Required task:
Skip the pictures. Repeat everything else in the records word for word.

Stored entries
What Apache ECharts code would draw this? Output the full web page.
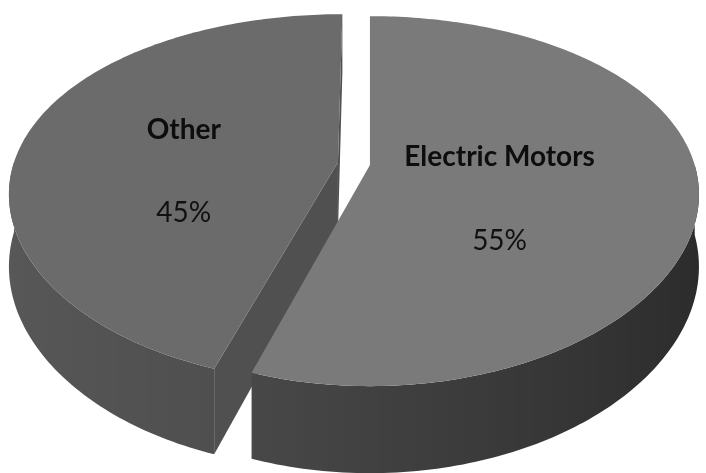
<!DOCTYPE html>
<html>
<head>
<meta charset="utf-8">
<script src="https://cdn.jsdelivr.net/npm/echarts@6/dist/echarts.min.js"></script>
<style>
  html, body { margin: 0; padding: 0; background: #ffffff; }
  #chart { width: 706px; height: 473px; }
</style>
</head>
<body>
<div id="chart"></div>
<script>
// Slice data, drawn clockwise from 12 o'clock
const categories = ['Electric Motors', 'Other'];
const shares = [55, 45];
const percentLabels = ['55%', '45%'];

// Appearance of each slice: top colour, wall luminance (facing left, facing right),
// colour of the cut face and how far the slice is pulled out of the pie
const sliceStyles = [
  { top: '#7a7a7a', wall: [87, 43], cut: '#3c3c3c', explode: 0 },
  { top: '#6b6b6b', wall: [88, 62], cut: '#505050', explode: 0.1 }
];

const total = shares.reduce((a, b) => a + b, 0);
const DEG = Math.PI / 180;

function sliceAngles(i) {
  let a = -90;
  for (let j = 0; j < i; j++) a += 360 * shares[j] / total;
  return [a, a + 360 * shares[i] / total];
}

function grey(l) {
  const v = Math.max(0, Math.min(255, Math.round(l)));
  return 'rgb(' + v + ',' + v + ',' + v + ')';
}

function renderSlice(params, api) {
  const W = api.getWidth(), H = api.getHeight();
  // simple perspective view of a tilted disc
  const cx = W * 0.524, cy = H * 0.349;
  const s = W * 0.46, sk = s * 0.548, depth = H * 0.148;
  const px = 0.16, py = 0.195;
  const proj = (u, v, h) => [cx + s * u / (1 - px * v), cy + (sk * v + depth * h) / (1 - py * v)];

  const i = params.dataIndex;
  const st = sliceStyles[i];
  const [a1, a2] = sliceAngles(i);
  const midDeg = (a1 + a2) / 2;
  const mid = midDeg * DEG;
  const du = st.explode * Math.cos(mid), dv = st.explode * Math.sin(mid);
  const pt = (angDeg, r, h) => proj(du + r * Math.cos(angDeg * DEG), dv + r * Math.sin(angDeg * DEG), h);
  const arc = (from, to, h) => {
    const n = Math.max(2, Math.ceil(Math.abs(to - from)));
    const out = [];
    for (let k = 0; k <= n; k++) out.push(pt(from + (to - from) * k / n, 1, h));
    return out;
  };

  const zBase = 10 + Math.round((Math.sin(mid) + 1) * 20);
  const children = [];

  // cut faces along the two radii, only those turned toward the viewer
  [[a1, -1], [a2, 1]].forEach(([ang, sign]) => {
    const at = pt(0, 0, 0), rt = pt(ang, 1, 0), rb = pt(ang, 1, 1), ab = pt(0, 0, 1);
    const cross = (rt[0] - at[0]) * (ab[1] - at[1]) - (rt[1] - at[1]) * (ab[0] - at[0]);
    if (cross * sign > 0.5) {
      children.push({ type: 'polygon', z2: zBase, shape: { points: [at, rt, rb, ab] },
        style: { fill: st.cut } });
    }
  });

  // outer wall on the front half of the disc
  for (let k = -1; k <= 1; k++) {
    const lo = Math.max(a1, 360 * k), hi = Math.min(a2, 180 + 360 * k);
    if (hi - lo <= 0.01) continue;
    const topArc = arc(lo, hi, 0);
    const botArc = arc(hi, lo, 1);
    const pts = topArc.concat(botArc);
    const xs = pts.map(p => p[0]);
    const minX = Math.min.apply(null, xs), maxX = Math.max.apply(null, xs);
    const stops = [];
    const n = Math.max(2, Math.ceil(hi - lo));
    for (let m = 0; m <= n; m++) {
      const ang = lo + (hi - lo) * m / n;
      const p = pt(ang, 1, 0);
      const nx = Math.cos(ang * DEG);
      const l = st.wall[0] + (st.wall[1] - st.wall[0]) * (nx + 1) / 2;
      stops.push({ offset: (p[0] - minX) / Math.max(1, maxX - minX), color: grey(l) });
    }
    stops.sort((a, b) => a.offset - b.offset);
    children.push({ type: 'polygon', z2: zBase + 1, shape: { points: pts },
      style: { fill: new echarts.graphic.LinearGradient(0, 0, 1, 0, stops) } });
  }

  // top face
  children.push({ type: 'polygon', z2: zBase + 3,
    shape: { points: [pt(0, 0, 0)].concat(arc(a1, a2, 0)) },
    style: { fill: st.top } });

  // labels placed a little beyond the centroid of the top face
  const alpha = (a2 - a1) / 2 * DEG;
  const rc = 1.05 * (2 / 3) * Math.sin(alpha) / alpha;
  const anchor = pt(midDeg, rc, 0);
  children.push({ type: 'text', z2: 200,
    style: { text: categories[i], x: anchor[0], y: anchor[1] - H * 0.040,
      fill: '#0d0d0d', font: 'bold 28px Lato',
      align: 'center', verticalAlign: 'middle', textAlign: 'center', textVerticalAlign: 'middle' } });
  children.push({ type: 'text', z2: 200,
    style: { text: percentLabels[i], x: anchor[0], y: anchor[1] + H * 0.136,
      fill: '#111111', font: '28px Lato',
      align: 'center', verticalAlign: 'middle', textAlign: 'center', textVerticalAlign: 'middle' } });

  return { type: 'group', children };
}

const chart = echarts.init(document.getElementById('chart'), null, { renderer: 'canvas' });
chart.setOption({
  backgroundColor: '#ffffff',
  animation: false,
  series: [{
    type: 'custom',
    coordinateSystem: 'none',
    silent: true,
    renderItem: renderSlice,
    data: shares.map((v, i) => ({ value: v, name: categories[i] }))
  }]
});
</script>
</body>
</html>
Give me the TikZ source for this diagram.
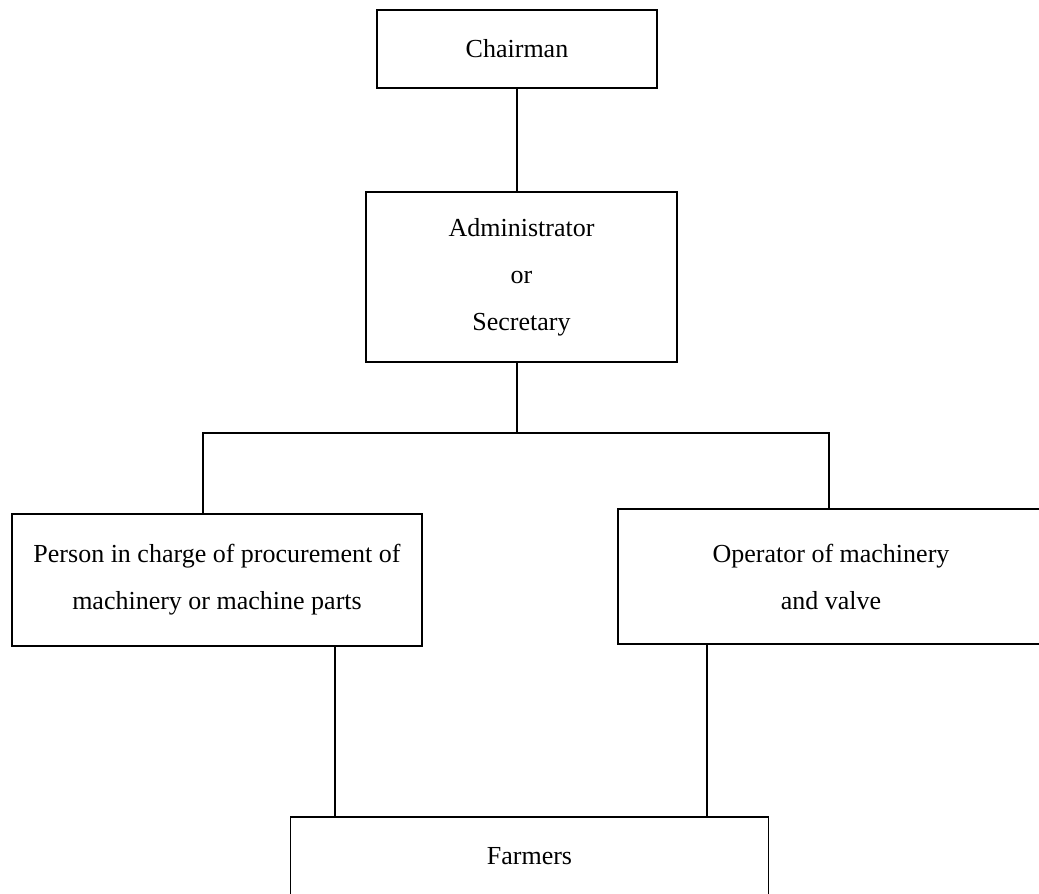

Correct response:
What Apache ECharts code would draw this? Output the full web page.
<!DOCTYPE html>
<html>
<head>
<meta charset="utf-8">
<script src="https://cdn.jsdelivr.net/npm/echarts@6/dist/echarts.min.js"></script>
<style>
  html, body { margin: 0; padding: 0; background: #ffffff; }
  #chart { width: 706px; height: 473px; }
</style>
</head>
<body>
<div id="chart"></div>
<script>
// Slice data, drawn clockwise from 12 o'clock
const categories = ['Electric Motors', 'Other'];
const shares = [55, 45];
const percentLabels = ['55%', '45%'];

// Appearance of each slice: top colour, wall luminance (facing left, facing right),
// colour of the cut face and how far the slice is pulled out of the pie
const sliceStyles = [
  { top: '#7a7a7a', wall: [87, 43], cut: '#3c3c3c', explode: 0 },
  { top: '#6b6b6b', wall: [88, 62], cut: '#505050', explode: 0.1 }
];

const total = shares.reduce((a, b) => a + b, 0);
const DEG = Math.PI / 180;

function sliceAngles(i) {
  let a = -90;
  for (let j = 0; j < i; j++) a += 360 * shares[j] / total;
  return [a, a + 360 * shares[i] / total];
}

function grey(l) {
  const v = Math.max(0, Math.min(255, Math.round(l)));
  return 'rgb(' + v + ',' + v + ',' + v + ')';
}

function renderSlice(params, api) {
  const W = api.getWidth(), H = api.getHeight();
  // simple perspective view of a tilted disc
  const cx = W * 0.524, cy = H * 0.349;
  const s = W * 0.46, sk = s * 0.548, depth = H * 0.148;
  const px = 0.16, py = 0.195;
  const proj = (u, v, h) => [cx + s * u / (1 - px * v), cy + (sk * v + depth * h) / (1 - py * v)];

  const i = params.dataIndex;
  const st = sliceStyles[i];
  const [a1, a2] = sliceAngles(i);
  const midDeg = (a1 + a2) / 2;
  const mid = midDeg * DEG;
  const du = st.explode * Math.cos(mid), dv = st.explode * Math.sin(mid);
  const pt = (angDeg, r, h) => proj(du + r * Math.cos(angDeg * DEG), dv + r * Math.sin(angDeg * DEG), h);
  const arc = (from, to, h) => {
    const n = Math.max(2, Math.ceil(Math.abs(to - from)));
    const out = [];
    for (let k = 0; k <= n; k++) out.push(pt(from + (to - from) * k / n, 1, h));
    return out;
  };

  const zBase = 10 + Math.round((Math.sin(mid) + 1) * 20);
  const children = [];

  // cut faces along the two radii, only those turned toward the viewer
  [[a1, -1], [a2, 1]].forEach(([ang, sign]) => {
    const at = pt(0, 0, 0), rt = pt(ang, 1, 0), rb = pt(ang, 1, 1), ab = pt(0, 0, 1);
    const cross = (rt[0] - at[0]) * (ab[1] - at[1]) - (rt[1] - at[1]) * (ab[0] - at[0]);
    if (cross * sign > 0.5) {
      children.push({ type: 'polygon', z2: zBase, shape: { points: [at, rt, rb, ab] },
        style: { fill: st.cut } });
    }
  });

  // outer wall on the front half of the disc
  for (let k = -1; k <= 1; k++) {
    const lo = Math.max(a1, 360 * k), hi = Math.min(a2, 180 + 360 * k);
    if (hi - lo <= 0.01) continue;
    const topArc = arc(lo, hi, 0);
    const botArc = arc(hi, lo, 1);
    const pts = topArc.concat(botArc);
    const xs = pts.map(p => p[0]);
    const minX = Math.min.apply(null, xs), maxX = Math.max.apply(null, xs);
    const stops = [];
    const n = Math.max(2, Math.ceil(hi - lo));
    for (let m = 0; m <= n; m++) {
      const ang = lo + (hi - lo) * m / n;
      const p = pt(ang, 1, 0);
      const nx = Math.cos(ang * DEG);
      const l = st.wall[0] + (st.wall[1] - st.wall[0]) * (nx + 1) / 2;
      stops.push({ offset: (p[0] - minX) / Math.max(1, maxX - minX), color: grey(l) });
    }
    stops.sort((a, b) => a.offset - b.offset);
    children.push({ type: 'polygon', z2: zBase + 1, shape: { points: pts },
      style: { fill: new echarts.graphic.LinearGradient(0, 0, 1, 0, stops) } });
  }

  // top face
  children.push({ type: 'polygon', z2: zBase + 3,
    shape: { points: [pt(0, 0, 0)].concat(arc(a1, a2, 0)) },
    style: { fill: st.top } });

  // labels placed a little beyond the centroid of the top face
  const alpha = (a2 - a1) / 2 * DEG;
  const rc = 1.05 * (2 / 3) * Math.sin(alpha) / alpha;
  const anchor = pt(midDeg, rc, 0);
  children.push({ type: 'text', z2: 200,
    style: { text: categories[i], x: anchor[0], y: anchor[1] - H * 0.040,
      fill: '#0d0d0d', font: 'bold 28px Lato',
      align: 'center', verticalAlign: 'middle', textAlign: 'center', textVerticalAlign: 'middle' } });
  children.push({ type: 'text', z2: 200,
    style: { text: percentLabels[i], x: anchor[0], y: anchor[1] + H * 0.136,
      fill: '#111111', font: '28px Lato',
      align: 'center', verticalAlign: 'middle', textAlign: 'center', textVerticalAlign: 'middle' } });

  return { type: 'group', children };
}

const chart = echarts.init(document.getElementById('chart'), null, { renderer: 'canvas' });
chart.setOption({
  backgroundColor: '#ffffff',
  animation: false,
  series: [{
    type: 'custom',
    coordinateSystem: 'none',
    silent: true,
    renderItem: renderSlice,
    data: shares.map((v, i) => ({ value: v, name: categories[i] }))
  }]
});
</script>
</body>
</html>
Give me the TikZ source for this diagram.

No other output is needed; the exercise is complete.